The Sydney Knitting Nannas and Friends organised a protest on May 5, complete with music, to demand the NSW government cancel gas export licences across the state.
These yet-to-be-used Petroleum Exploration Licences (PELs) cover 56,000 square kilometres of the state, from the Upper Hunter to the Queensland border. The zombie PELs are potential gas wells, that are not active now. But, like zombies, they could be brought to life any time. Along with these plans, the state would licence big gas pipelines to run across the state.
The Nannas called on all parties to support a private member’s bill being proposed by Justin Field, an independent MP, to cancel all the PELs to assist First Nations’ peoples, regional communities and more.
“The Santos Narrabri Gas Project of 850 gas wells was given conditional approval by the Independent Planning Commission in September last year,” Marie Flood said.
“If the expired licences are resuscitated by the NSW government, Santos and other gas companies will resume exploration to expand gas mining and turn the North West into an industrialised wasteland. This has already happened in Queensland.
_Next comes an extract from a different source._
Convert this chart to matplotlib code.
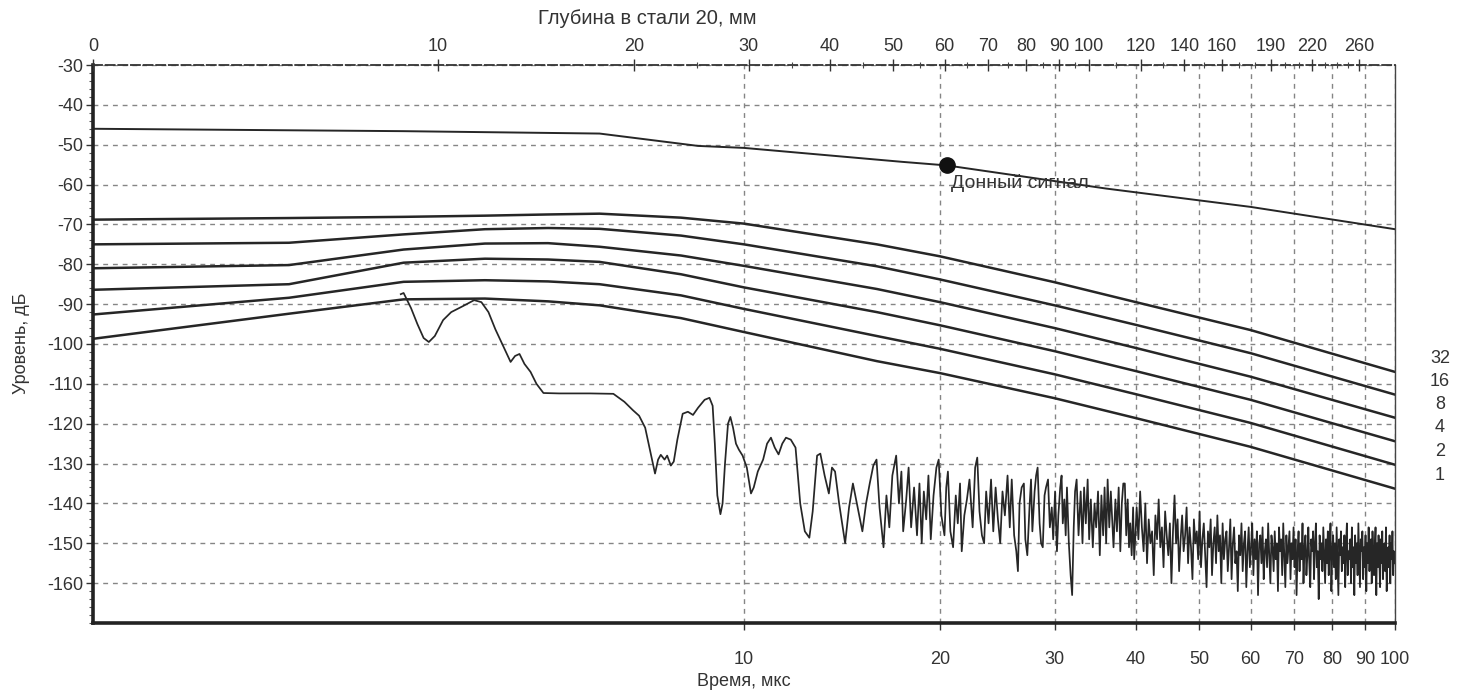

“Moves by gas companies to reactivate the PELs are also a response to the federal government sinking billions of taxpayer dollars into five new gas fields across the country: the entire Gunnedah Basin, where the Narrabri Gas Project is located, is one of the [Scott] Morrison government’s gas targets,” Flood said.
There is strong opposition to gas mining in the area covered by the PELs. The future of gas exploration is a live issue in the upcoming Upper Hunter state by-election, which covers part of the area affected by potential gas mining, with anti-gas candidates likely to gain considerable support.